For spring bears, I want a hoarse call like the Crit’R Magnum or Burnham’s Black Magic. These best mimic a young big-game animal in distress.
Calling is not as effective in the spring as later in the fall, but it is a viable method. As spring progresses and the big game animals start calving and fawning, the calls become more effective.
I may use a predator call at a bait site, to pull a bear in before dark. When spot-and-stalk hunting, it helps to liven the midday lulls. Since spring bears tend to be slower to respond and won’t come far, getting as close as you can to a likely bear hidey hole is a good idea.
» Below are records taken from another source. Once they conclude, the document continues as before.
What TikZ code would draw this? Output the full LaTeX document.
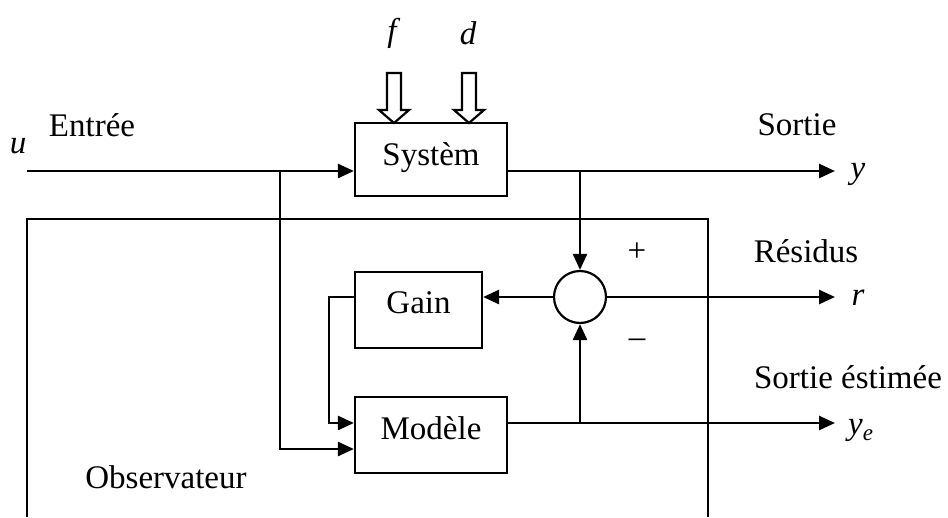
\documentclass[tikz,border=0pt]{standalone}
\usepackage{fontspec}
\setmainfont{Liberation Serif}
\usetikzlibrary{arrows.meta,calc}
\tikzset{
  blk/.style={draw, line width=2.2pt, inner sep=0pt},
  lbl/.style={font=\fontsize{33}{39}\selectfont, inner sep=0pt},
  ital/.style={font=\fontsize{33}{39}\selectfont\itshape, inner sep=0pt},
  conn/.style={line width=2.6pt},
  arr/.style={conn, -{Triangle[length=16pt,width=14pt]}},
  hollow/.style={draw, line width=2.2pt, fill=white}
}
\begin{document}
\begin{tikzpicture}[x=1pt,y=-1pt]
\useasboundingbox (0,0) rectangle (948,517);
% blocks
\node[blk, minimum width=152pt, minimum height=73pt] (sys) at (431,159.5) {};
\node[lbl, yshift=2pt] (systxt) at (sys.center) {Systèm};
\node[blk, minimum width=127pt, minimum height=76pt] (gain) at (418.5,310) {};
\node[lbl, yshift=7pt] (gaintxt) at (gain.center) {Gain};
\node[blk, minimum width=152pt, minimum height=76pt] (model) at (431,435) {};
\node[lbl, yshift=7pt] (modeltxt) at (model.center) {Modèle};
\node[draw, circle, line width=2.2pt, minimum size=52pt, inner sep=0pt] (s) at (580,297) {};
% observer frame
\draw[line width=2.2pt] (27,517) -- (27,219) -- (708,219) -- (708,517);
% coordinates
\coordinate (u) at (27,171);
\coordinate (yout) at (835,171);
\coordinate (rout) at (835,297);
\coordinate (yeout) at (835,423);
\coordinate (bl) at (280,171);
\coordinate (lp) at (329,297);
% hollow arrows
\draw[hollow] (387,73) -- (401,73) -- (401,110) -- (409,110) -- (394,123) -- (379,110) -- (387,110) -- cycle;
\draw[hollow] (462,73) -- (476,73) -- (476,110) -- (484,110) -- (469,123) -- (454,110) -- (462,110) -- cycle;
% connectors
\draw[arr] (u) -- (u -| sys.west);
\draw[arr] (sys.east |- u) -- (yout);
\draw[arr] (s.north |- u) -- (s.north);
\draw[arr] (s.west) -- (s.west -| gain.east);
\draw[arr] (s.east) -- (rout);
\draw[arr] (model.east |- yeout) -- (yeout);
\draw[arr] (s.south |- yeout) -- (s.south);
\draw[arr] (gain.west |- s) -- (lp) -- (lp |- yeout) -- (model.west |- yeout);
\draw[arr] (bl) -- (280,449) -- (model.west |- 0,449);
% labels
\node[ital] (lf) at (392,33) {f};
\node[ital] (ld) at (468,33) {d};
\node[ital] (lu) at (18,146) {u};
\node[lbl] (lentree) at (92,125) {Entrée};
\node[lbl] (lsortie) at (797,125) {Sortie};
\node[ital] (ly) at (858,174) {y};
\node[lbl] (lres) at (806,251) {Résidus};
\node[ital] (lr) at (858,298) {r};
\node[lbl] (lse) at (848,377) {Sortie éstimée};
\node[ital, anchor=west] (lye) at (848,430) {y\raisebox{-6pt}{\fontsize{23}{23}\selectfont e}};
\node[lbl] (lobs) at (166,477) {Observateur};
\node[lbl] (lplus) at (637,252) {+};
\node[lbl] (lminus) at (637,343) {\textendash};
\end{tikzpicture}
\end{document}
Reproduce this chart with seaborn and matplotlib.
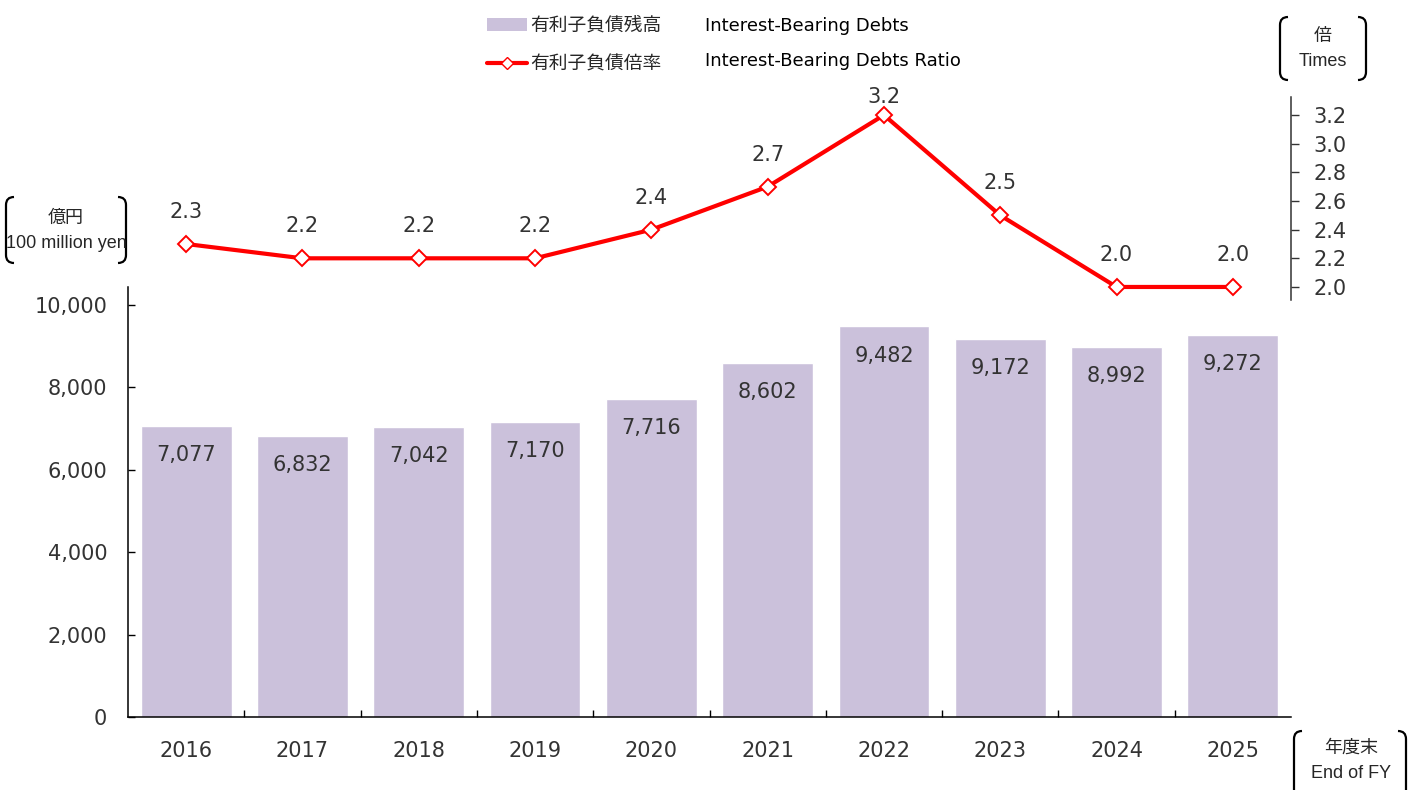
import numpy as np
import matplotlib
matplotlib.use('Agg')
import matplotlib.pyplot as plt
import seaborn as sns
from matplotlib.patches import Patch, PathPatch
from matplotlib.lines import Line2D
from matplotlib.path import Path
from matplotlib.ticker import FixedLocator, FuncFormatter

# Data
years = ['2016', '2017', '2018', '2019', '2020', '2021', '2022', '2023', '2024', '2025']
debts = [7077, 6832, 7042, 7170, 7716, 8602, 9482, 9172, 8992, 9272]
ratio = [2.3, 2.2, 2.2, 2.2, 2.4, 2.7, 3.2, 2.5, 2.0, 2.0]
debt_ticks = [0, 2000, 4000, 6000, 8000, 10000]
ratio_ticks = [2.0, 2.2, 2.4, 2.6, 2.8, 3.0, 3.2]

sns.set_style('white')
plt.rcParams['font.family'] = ['DejaVu Sans', 'Noto Sans CJK JP']

W, H = 1410, 790
bar_color = '#CBC1DB'
txt = '#333333'
cjk = ['Noto Sans CJK JP', 'DejaVu Sans']
arial = ['Liberation Sans', 'Noto Sans CJK JP']

fig = plt.figure(figsize=(W / 100, H / 100), dpi=100)

def fx(x):
    return x / W

def fy(y):
    return 1 - y / H

# bar chart (bottom)
ax = fig.add_axes([fx(128), fy(717), fx(1291) - fx(128), (717 - 287) / H])
sns.barplot(x=years, y=debts, color=bar_color, saturation=1, width=0.78, ax=ax)
ax.set_xlim(-0.5, len(years) - 0.5)
ax.set_ylim(0, 10440)
ax.set_xlabel('')
ax.set_ylabel('')
for s in ['top', 'right']:
    ax.spines[s].set_visible(False)
for s in ['left', 'bottom']:
    ax.spines[s].set_color('black')
    ax.spines[s].set_linewidth(1.1)
ax.yaxis.set_major_locator(FixedLocator(debt_ticks))
ax.yaxis.set_major_formatter(FuncFormatter(lambda v, p: f'{int(v):,}'))
ax.tick_params(axis='y', direction='in', length=5, width=1, color='black',
               pad=15, labelsize=15, labelcolor=txt, left=True)
ax.tick_params(axis='x', which='major', length=0, pad=17, labelsize=15, labelcolor=txt)
ax.xaxis.set_minor_locator(FixedLocator(np.arange(0.5, len(years) - 1, 1)))
ax.tick_params(axis='x', which='minor', direction='in', length=5, width=1,
               color='black', bottom=True)

for i, v in enumerate(debts):
    ax.annotate(f'{v:,}', (i, v), xytext=(0, -21), textcoords='offset points',
                ha='center', va='center', fontsize=15, color=txt)

# ratio line (top)
ax2 = fig.add_axes([fx(128), fy(300), fx(1291) - fx(128), (300 - 97) / H])
ax2.patch.set_alpha(0)
xs = np.arange(len(years))
sns.lineplot(x=xs, y=ratio, color='#FF0000', linewidth=3, marker='D',
             markersize=8, markerfacecolor='white', markeredgecolor='#FF0000',
             markeredgewidth=1.4, ax=ax2)
ax2.set_xlim(-0.5, len(years) - 0.5)
ax2.set_ylim(1.909, 3.326)
for s in ['top', 'left', 'bottom']:
    ax2.spines[s].set_visible(False)
ax2.spines['right'].set_color('#333333')
ax2.spines['right'].set_linewidth(1.1)
ax2.set_xticks([])
ax2.yaxis.tick_right()
ax2.yaxis.set_major_locator(FixedLocator(ratio_ticks))
ax2.yaxis.set_major_formatter(FuncFormatter(lambda v, p: f'{v:.1f}'))
ax2.tick_params(axis='y', direction='out', length=6, width=1, color='#333333',
                pad=10, labelsize=15, labelcolor=txt, right=True, left=False)
top = int(np.argmax(ratio))
for i, v in enumerate(ratio):
    off = 13 if i == top else 23
    ax2.annotate(f'{v:.1f}', (i, v), xytext=(0, off), textcoords='offset points',
                 ha='center', va='center', fontsize=15, color=txt)

# legend
handles = [Patch(facecolor=bar_color, edgecolor='none'),
           Line2D([0], [0], color='#FF0000', linewidth=3, marker='D', markersize=6,
                  markerfacecolor='white', markeredgecolor='#FF0000')]
fig.legend(handles, ['有利子負債残高', '有利子負債倍率'], loc='upper left',
           bbox_to_anchor=(fx(472), fy(0)), frameon=False,
           prop={'family': cjk, 'size': 13.5}, handlelength=2.15,
           handletextpad=0.15, labelspacing=0.92, borderpad=0.3)
fig.text(fx(705), fy(26), 'Interest-Bearing Debts', fontsize=13, ha='left',
         va='center', color='black')
fig.text(fx(705), fy(61), 'Interest-Bearing Debts Ratio', fontsize=13, ha='left',
         va='center', color='black')

# bracketed unit labels
def bracket(x0, y0, x1, y1, r=8):
    for side in (0, 1):
        if side == 0:
            xa, xb = x0, x0 + r
        else:
            xa, xb = x1, x1 - r
        pts = [(xb, y0), (xa, y0), (xa, y0 + r), (xa, y1 - r), (xa, y1), (xb, y1)]
        codes = [Path.MOVETO, Path.CURVE3, Path.CURVE3, Path.LINETO, Path.CURVE3, Path.CURVE3]
        path = Path([(fx(px), fy(py)) for px, py in pts], codes)
        fig.add_artist(PathPatch(path, facecolor='none', edgecolor='black',
                                 linewidth=1.6, transform=fig.transFigure))

bracket(6, 197, 126, 263)
fig.text(fx(66), fy(218), '億円', fontsize=13, ha='center', va='center', family=arial)
fig.text(fx(66), fy(243), '100 million yen', fontsize=13, ha='center', va='center', family=arial)

bracket(1280, 17, 1366, 80)
fig.text(fx(1323), fy(36), '倍', fontsize=13, ha='center', va='center', family=arial)
fig.text(fx(1323), fy(61), 'Times', fontsize=13, ha='center', va='center', family=arial)

bracket(1294, 731, 1406, 798)
fig.text(fx(1351), fy(748), '年度末', fontsize=13, ha='center', va='center', family=arial)
fig.text(fx(1351), fy(774), 'End of FY', fontsize=13, ha='center', va='center', family=arial)

plt.savefig('out.png', dpi=100)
I may just call blind near water in a dry region, by a swamp, slough or grassy feeding area. But I prefer to cruise the back roads looking for fresh tracks. Where practical, I may drag the soft edge of a dirt or gravel road with a section of chain link fence to leave an unmarked surface. Then I return in the early morning to check for tracks. Or maybe I drag it in the morning and check back that evening.
You can judge bear size by track size, and knowing a trophy bear is in the area will make it easier to stay on stand calling for an hour or more, which I also recommend. I’ve seen fall bears respond on the run within minutes of the first squeals and squalls, but this seldom if ever happens in the spring.
One spring day I glassed a bear on a hillside and stalked close enough for photos before breaking out the call. The nonchalant bruin took 2 hours to cover a quarter-mile but finally did come within 50 yards.
Whether you bait, spot and stalk, or call, a bear hunt is a great way to inject the excitement of big-game hunting into a new season, to shake off the post-winter blahs while getting psyched for the fall hunting seasons to come.